The report notes further:

Merchan’s protective order bars Trump and his lawyers from disseminating evidence to third parties or posting it to social media, and it requires that certain, sensitive material shared by prosecutors be kept only by Trump’s lawyers, not Trump himself. Trump can review that material with his lawyers, but can’t copy or photograph it, the order said.

Merchan, noting Trump’s “special” status as a former president and current candidate, made clear at last week’s hearing that the protective order shouldn’t be construed as a gag order or a way of preventing Trump from speaking publicly about the case.
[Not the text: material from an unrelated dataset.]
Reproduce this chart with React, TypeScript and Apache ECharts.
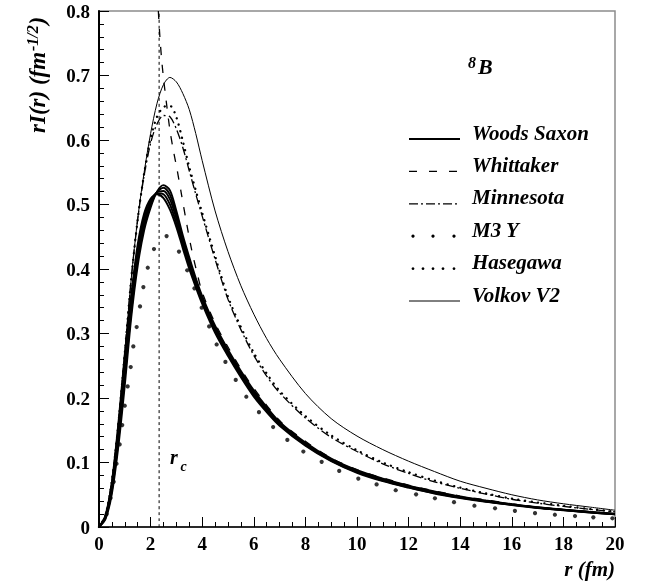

“I’m bending over backwards and straining to make sure that he is given every opportunity possible to advance his candidacy and to be able to speak in furtherance of his candidacy,” Merchan said. “The last thing I want to do is infringe on his or anybody else’s First Amendment rights.”

Merchan issued his order last week.

“Merchan largely sided with Manhattan District Attorney Alvin Bragg by limiting what Trump can publicly disclose about new evidence from the prosecution before the case goes to trial,” NBC News reported at the time.

The order says that “any materials and information provided by the People to the Defense in accordance with their discovery obligations … shall be used solely for the purposes of preparing a defense in this matter.”

The order adds that anyone with access to the evidence being turned over to Trump’s team by state prosecutors “shall not copy, disseminate or disclose” the material to third parties, including social media platforms, “without prior approval from the court.”

It also singles out Trump, saying he is allowed to review sensitive “Limited Dissemination Materials” from prosecutors only in the presence of his lawyers and “shall not be permitted to copy, photograph, transcribe, or otherwise independently possess the Limited Dissemination Materials.”

The judge’s order also restricts Trump from reviewing “forensic images of witness cell phones,” although his lawyers can show him “approved portions” of the images after they get permission from the judge.

Trump pleaded not guilty to 34 charges regarding allegations that he falsified business records related to adult film star Stormy Daniels’ hush-money case.